Without the pictures, please reproduce only the lines from the one with "What TikZ code" through the one with "(CZ) at (567,300);", both included.

# # # # #

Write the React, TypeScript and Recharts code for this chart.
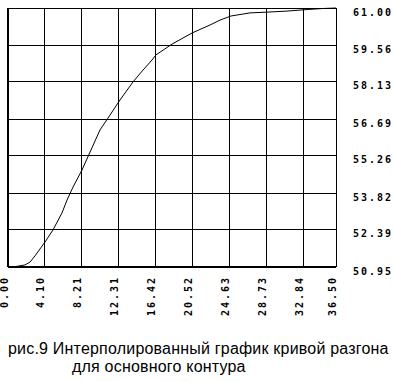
import React from "react";
import { LineChart, Line, XAxis, YAxis, CartesianGrid, ReferenceLine } from "recharts";

// time axis and the response level
const time = [
  0, 0.56, 1.89, 2.45, 3.0, 4.12, 5.01, 6.01, 6.57, 7.23, 8.23, 9.13, 10.24,
  11.13, 12.46, 13.91, 15.02, 16.02, 16.47, 18.25, 20.48, 22.48, 23.59, 24.82,
  26.93, 28.82, 31.05, 33.27, 35.05, 36.5,
];
const level = [
  50.95, 50.95, 51.03, 51.14, 51.38, 51.92, 52.39, 53.05, 53.55, 54.05, 54.71,
  55.41, 56.27, 56.73, 57.43, 58.13, 58.59, 58.98, 59.18, 59.6, 60.03, 60.34,
  60.53, 60.69, 60.81, 60.84, 60.88, 60.94, 60.98, 61.0,
];

const xTicks = [0, 4.1, 8.21, 12.31, 16.42, 20.52, 24.63, 28.73, 32.84, 36.5];
const yTicks = [50.95, 52.39, 53.82, 55.26, 56.69, 58.13, 59.56, 61.0];

const caption1 = "рис.9 Интерполированный график кривой разгона";
const caption2 = "для основного контура";

const rows = time.map((t, i) => ({ t, v: level[i] }));

const tickFont = {
  fontFamily: "'DejaVu Sans Mono', monospace",
  fontSize: 10,
  fontWeight: 700,
  letterSpacing: 2,
  fill: "#000",
};

const XTick = (props: any) => {
  const { x, y, payload } = props;
  const tx = x - 4;
  return (
    <text
      x={tx}
      y={y}
      transform={`rotate(-90 ${tx} ${y})`}
      textAnchor="end"
      dominantBaseline="central"
      {...tickFont}
    >
      {Number(payload.value).toFixed(2)}
    </text>
  );
};

const YTick = (props: any) => {
  const { x, y, payload } = props;
  return (
    <text x={x} y={y + 4} textAnchor="start" dominantBaseline="central" {...tickFont}>
      {Number(payload.value).toFixed(2)}
    </text>
  );
};

const captionStyle: React.CSSProperties = {
  position: "absolute",
  fontFamily: "'Liberation Sans', Arial, sans-serif",
  fontSize: 16,
  letterSpacing: 0.2,
  lineHeight: "18px",
  color: "#000",
  whiteSpace: "nowrap",
};

export default function App() {
  return (
    <div
      style={{
        position: "absolute",
        left: 0,
        top: 0,
        width: 393,
        height: 382,
        background: "#fff",
      }}
    >
      <LineChart
        width={393}
        height={330}
        data={rows}
        margin={{ top: 8, right: 0, bottom: 0, left: 8 }}
      >
        <CartesianGrid stroke="#000" strokeWidth={1} shapeRendering="crispEdges" />
        <XAxis
          type="number"
          dataKey="t"
          domain={[0, 36.5]}
          ticks={xTicks}
          interval={0}
          height={63}
          axisLine={false}
          tickLine={false}
          tickSize={0}
          tickMargin={9}
          tick={<XTick />}
        />
        <YAxis
          type="number"
          orientation="right"
          domain={[50.95, 61]}
          ticks={yTicks}
          interval={0}
          width={57}
          axisLine={false}
          tickLine={false}
          tickSize={0}
          tickMargin={17}
          tick={<YTick />}
        />
        <ReferenceLine x={0} stroke="#000" strokeWidth={2} shapeRendering="crispEdges" />
        <ReferenceLine y={50.95} stroke="#000" strokeWidth={2} shapeRendering="crispEdges" />
        <Line
          type="linear"
          dataKey="v"
          stroke="#000"
          strokeWidth={1}
          dot={false}
          isAnimationActive={false}
        />
      </LineChart>
      <div style={{ ...captionStyle, left: 8, top: 340 }}>{caption1}</div>
      <div style={{ ...captionStyle, left: 72, top: 358 }}>{caption2}</div>
    </div>
  );
}
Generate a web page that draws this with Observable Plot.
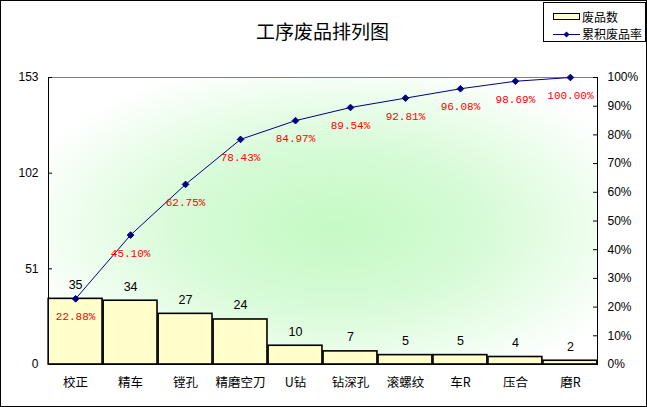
<!DOCTYPE html>
<html>
<head>
<meta charset="utf-8">
<script src="https://cdn.jsdelivr.net/npm/d3@7"></script>
<script src="https://cdn.jsdelivr.net/npm/@observablehq/plot@0.6"></script>
<style>
  html, body { margin: 0; padding: 0; background: #fff; }
  #wrap { position: relative; width: 647px; height: 407px; overflow: hidden; background: #fff; }
  #border { position: absolute; left: 0; top: 0; width: 645px; height: 405px; border: 1px solid #000; pointer-events: none; }
  #title { position: absolute; left: 0; width: 645px; top: 18px; text-align: center; font-family: "Noto Sans CJK SC", sans-serif; font-size: 19px; color: #000; line-height: 26px; }
  #legend { position: absolute; left: 543px; top: 2px; width: 103px; height: 40px; border: 1px solid #000; background: #fff; box-sizing: border-box; font-family: "Noto Sans CJK SC", sans-serif; font-size: 12px; }
  #legend .row { position: absolute; left: 0; height: 16px; line-height: 16px; }
  #legend .lab { position: absolute; left: 38px; white-space: nowrap; }
  #legend svg { position: absolute; left: 9px; top: 0; }
</style>
</head>
<body>
<div id="wrap">
  <div id="chart"></div>
  <div id="title">工序废品排列图</div>
  <div id="legend"></div>
  <div id="border"></div>
</div>
<script>
const categories = ["校正", "精车", "镗孔", "精磨空刀", "U钻", "钻深孔", "滚螺纹", "车R", "压合", "磨R"];
const defects = [35, 34, 27, 24, 10, 7, 5, 5, 4, 2];
const cumPct = [22.88, 45.10, 62.75, 78.43, 84.97, 89.54, 92.81, 96.08, 98.69, 100.00];
const leftTicks = [0, 51, 102, 153];
const pctTicks = [0, 10, 20, 30, 40, 50, 60, 70, 80, 90, 100];
const yMax = 153;
const seriesNames = ["废品数", "累积废品率"];

const data = categories.map((c, i) => ({cat: c, n: defects[i], pct: cumPct[i], yp: cumPct[i] / 100 * yMax}));
const pctAsY = pctTicks.map(p => p / 100 * yMax);

const numFont = "Liberation Sans, Arial, sans-serif";

const chart = Plot.plot({
  width: 647,
  height: 407,
  marginLeft: 48,
  marginRight: 50,
  marginTop: 77,
  marginBottom: 43,
  style: {fontFamily: numFont, fontSize: "12px", background: "transparent", color: "#000"},
  x: {domain: categories, paddingInner: 0.02, paddingOuter: 0.003, round: false},
  y: {domain: [0, yMax]},
  marks: [
    Plot.frame({fill: "url(#bggrad)", stroke: "#000"}),
    Plot.ruleY([yMax], {stroke: "#808080"}),
    Plot.barY(data, {x: "cat", y: "n", fill: "#FFFFCC", stroke: "#000", strokeWidth: 1.6}),
    Plot.text(data, {x: "cat", y: "n", text: d => String(d.n), dy: -14, fontSize: 12.5, fontFamily: numFont, fill: "#000"}),
    Plot.line(data, {x: "cat", y: "yp", stroke: "#000080", strokeWidth: 1}),
    Plot.dot(data, {x: "cat", y: "yp", symbol: "diamond2", r: 3, fill: "#000080", stroke: "#000080", strokeWidth: 1}),
    Plot.text(data, {x: "cat", y: "yp", text: d => d.pct.toFixed(2) + "%", dy: 18, fill: "#FF0000", fontSize: 11, fontFamily: "Liberation Mono, DejaVu Sans Mono, monospace"}),
    Plot.axisX({tickSize: 0, tickPadding: 14, fontSize: 12.5, fontFamily: "Noto Sans CJK SC, sans-serif", label: null}),
    Plot.axisY({ticks: leftTicks, tickSize: 0, tickPadding: 10, label: null, fontSize: 12}),
    Plot.tickY(leftTicks, {y: d => d, insetRight: 545, stroke: "#000"}),
    Plot.axisY(pctAsY, {anchor: "right", tickSize: 0, tickPadding: 10, label: null, fontSize: 12,
      tickFormat: v => Math.round(v / yMax * 100) + "%"}),
    Plot.tickY(pctAsY, {y: d => d, insetLeft: 545, stroke: "#000"})
  ]
});

const svg = d3.select(chart);
const grad = svg.insert("defs", ":first-child")
  .append("radialGradient").attr("id", "bggrad")
  .attr("cx", "52%").attr("cy", "52%").attr("r", "60%");
grad.append("stop").attr("offset", "0%").attr("stop-color", "#C4FAC4");
grad.append("stop").attr("offset", "45%").attr("stop-color", "#D6FBD6");
grad.append("stop").attr("offset", "100%").attr("stop-color", "#FFFFFF");

document.getElementById("chart").appendChild(chart);

// legend
const legend = document.getElementById("legend");
legend.innerHTML = `
  <div class="row" style="top:6px;width:100px">
    <svg width="28" height="16"><rect x="0.5" y="4.5" width="26" height="6" fill="#FFFFCC" stroke="#000"/></svg>
    <span class="lab">${seriesNames[0]}</span>
  </div>
  <div class="row" style="top:23px;width:100px">
    <svg width="28" height="16"><line x1="0" y1="8.5" x2="27" y2="8.5" stroke="#000080"/><path d="M13.5,5.5 L16.5,8.5 L13.5,11.5 L10.5,8.5Z" fill="#000080"/></svg>
    <span class="lab">${seriesNames[1]}</span>
  </div>`;
</script>
</body>
</html>
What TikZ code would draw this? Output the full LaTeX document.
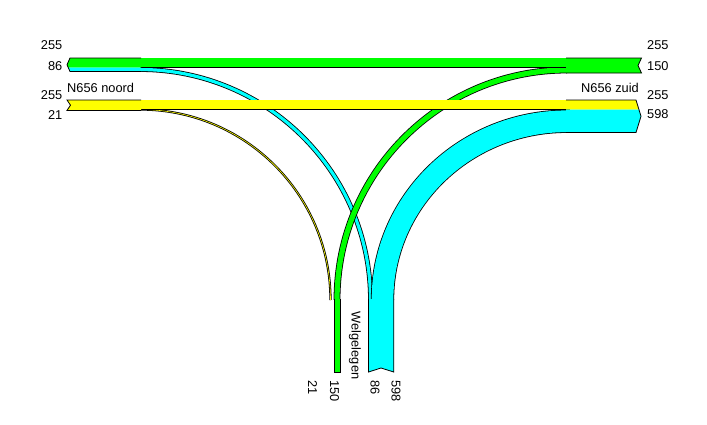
\documentclass[tikz,border=0pt]{standalone}
\usepackage{fontspec}
\setmainfont{Liberation Sans}
\usetikzlibrary{calc}
\definecolor{FlujoVerde}{RGB}{0,255,0}
\definecolor{FlujoCian}{RGB}{0,255,255}
\definecolor{FlujoAmarillo}{RGB}{255,255,0}
\tikzset{
    flujo/.style={line width=0.8pt, draw=black, double=#1},
    borde/.style={line width=0.8pt, draw=black, line join=miter},
    cifra/.style={font=\fontsize{12.8}{14}\selectfont, inner sep=0pt}
}

\begin{document}
\begin{tikzpicture}[x=1pt, y=-1pt]

\useasboundingbox (0,0) rectangle (707,424);

\coordinate (CN) at (140,300);
\coordinate (CZ) at (567,300);

% Giros: primero, para que los tramos rectos queden encima
\draw[flujo=FlujoCian, double distance=3.2pt]
    ($(CN)+(0,-230.5)$) arc[start angle=-90, end angle=0, radius=230.5];
\draw[flujo=FlujoAmarillo, double distance=0.6pt]
    ($(CN)+(0,-190.5)$) arc[start angle=-90, end angle=0, radius=190.5];
\draw[flujo=FlujoVerde, double distance=5.2pt]
    ($(CZ)+(-230,0)$) arc[start angle=180, end angle=270, radius=230];
\draw[flujo=FlujoCian, double distance=21.7pt]
    ($(CZ)+(-184.5,0)$) arc[start angle=180, end angle=270, x radius=184.5, y radius=178.75];

% Tramos rectos
\draw[flujo=FlujoVerde, double distance=8.7pt] (140,62.75) -- (570,62.75);
\draw[flujo=FlujoAmarillo, double distance=8.7pt] (140,104.75) -- (570,104.75);

% Ramal N656 noord
\fill[FlujoVerde] (141,58) -- (70,58) -- (67,64.75) -- (68.2,67.5) -- (141,67.5) -- cycle;
\fill[FlujoCian] (141,67.5) -- (68.2,67.5) -- (70,71.5) -- (141,71.5) -- cycle;
\draw[borde] (141,58) -- (70,58) -- (67,64.75) -- (70,71.5) -- (141,71.5);

\fill[FlujoAmarillo] (141,100) -- (67,100) -- (70.5,105.2) -- (67,110.4) -- (141,110.4) -- cycle;
\draw[borde] (141,100) -- (67,100) -- (70.5,105.2) -- (67,110.4) -- (141,110.4);

% Ramal N656 zuid
\fill[FlujoVerde] (566,58) -- (641.5,58) -- (638,65.5) -- (641.5,73) -- (566,73) -- cycle;
\draw[borde] (566,58) -- (641.5,58) -- (638,65.5) -- (641.5,73) -- (566,73);

\fill[FlujoAmarillo] (566,100) -- (636,100) -- (638.9,109.5) -- (566,109.5) -- cycle;
\fill[FlujoCian] (566,109.5) -- (638.9,109.5) -- (641,116.25) -- (636,132.5) -- (566,132.5) -- cycle;
\draw[borde] (566,100) -- (636,100) -- (641,116.25) -- (636,132.5) -- (566,132.5);

% Ramal Welgelegen
\fill[FlujoVerde] (334,299) rectangle (340,372.5);
\draw[borde] (334,299) -- (334,372.5) -- (340,372.5) -- (340,299);

\fill[FlujoCian] (368.5,299) -- (393.75,299) -- (393.75,372) -- (381,368) -- (368.5,372) -- cycle;
\draw[borde] (368.5,299) -- (368.5,372) -- (381,368) -- (393.75,372) -- (393.75,299);

% Textos
\node[cifra, anchor=base east] (noordA) at (62.5,49.5) {255};
\node[cifra, anchor=base east] (noordB) at (62.5,70.5) {86};
\node[cifra, anchor=base east] (noordC) at (62.5,99.5) {255};
\node[cifra, anchor=base east] (noordD) at (62.5,119.3) {21};
\node[cifra, anchor=base west] (noord) at (67,92.6) {N656 noord};

\node[cifra, anchor=base west] (zuidA) at (647,49.5) {255};
\node[cifra, anchor=base west] (zuidB) at (647,70) {150};
\node[cifra, anchor=base west] (zuidC) at (647,99) {255};
\node[cifra, anchor=base west] (zuidD) at (647,118.3) {598};
\node[cifra, anchor=base east] (zuid) at (639,92.3) {N656 zuid};

\node[cifra, anchor=base west, rotate=-90] (welA) at (308,380) {21};
\node[cifra, anchor=base west, rotate=-90] (welB) at (330,380) {150};
\node[cifra, anchor=base west, rotate=-90] (welC) at (370.5,380) {86};
\node[cifra, anchor=base west, rotate=-90] (welD) at (391.5,380) {598};
\node[cifra, anchor=base west, rotate=-90] (wel) at (351.5,311.7) {Welgelegen};

\end{tikzpicture}
\end{document}
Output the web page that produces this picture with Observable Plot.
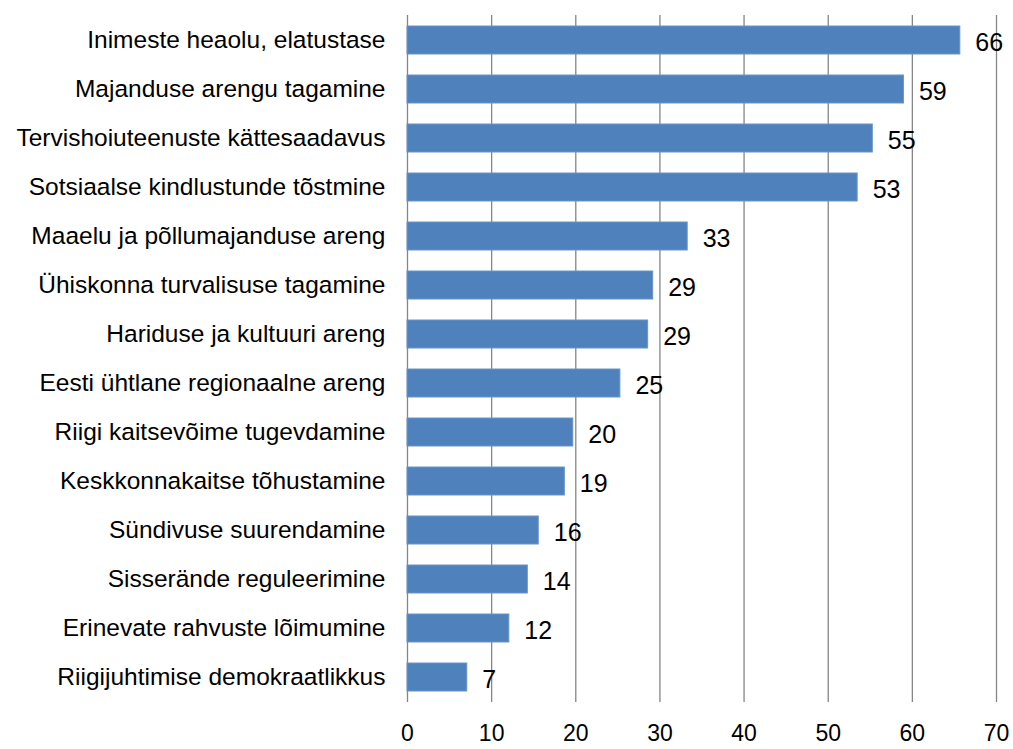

# # # # #

▶ _Task result_:
What TikZ code would draw this? Output the full LaTeX document.
\documentclass[tikz,border=0pt]{standalone}
\usepackage{fontspec}
\setmainfont{Liberation Sans}
\usetikzlibrary{calc}
\definecolor{FlujoVerde}{RGB}{0,255,0}
\definecolor{FlujoCian}{RGB}{0,255,255}
\definecolor{FlujoAmarillo}{RGB}{255,255,0}
\tikzset{
    flujo/.style={line width=0.8pt, draw=black, double=#1},
    borde/.style={line width=0.8pt, draw=black, line join=miter},
    cifra/.style={font=\fontsize{12.8}{14}\selectfont, inner sep=0pt}
}

\begin{document}
\begin{tikzpicture}[x=1pt, y=-1pt]

\useasboundingbox (0,0) rectangle (707,424);

\coordinate (CN) at (140,300);
\coordinate (CZ) at (567,300);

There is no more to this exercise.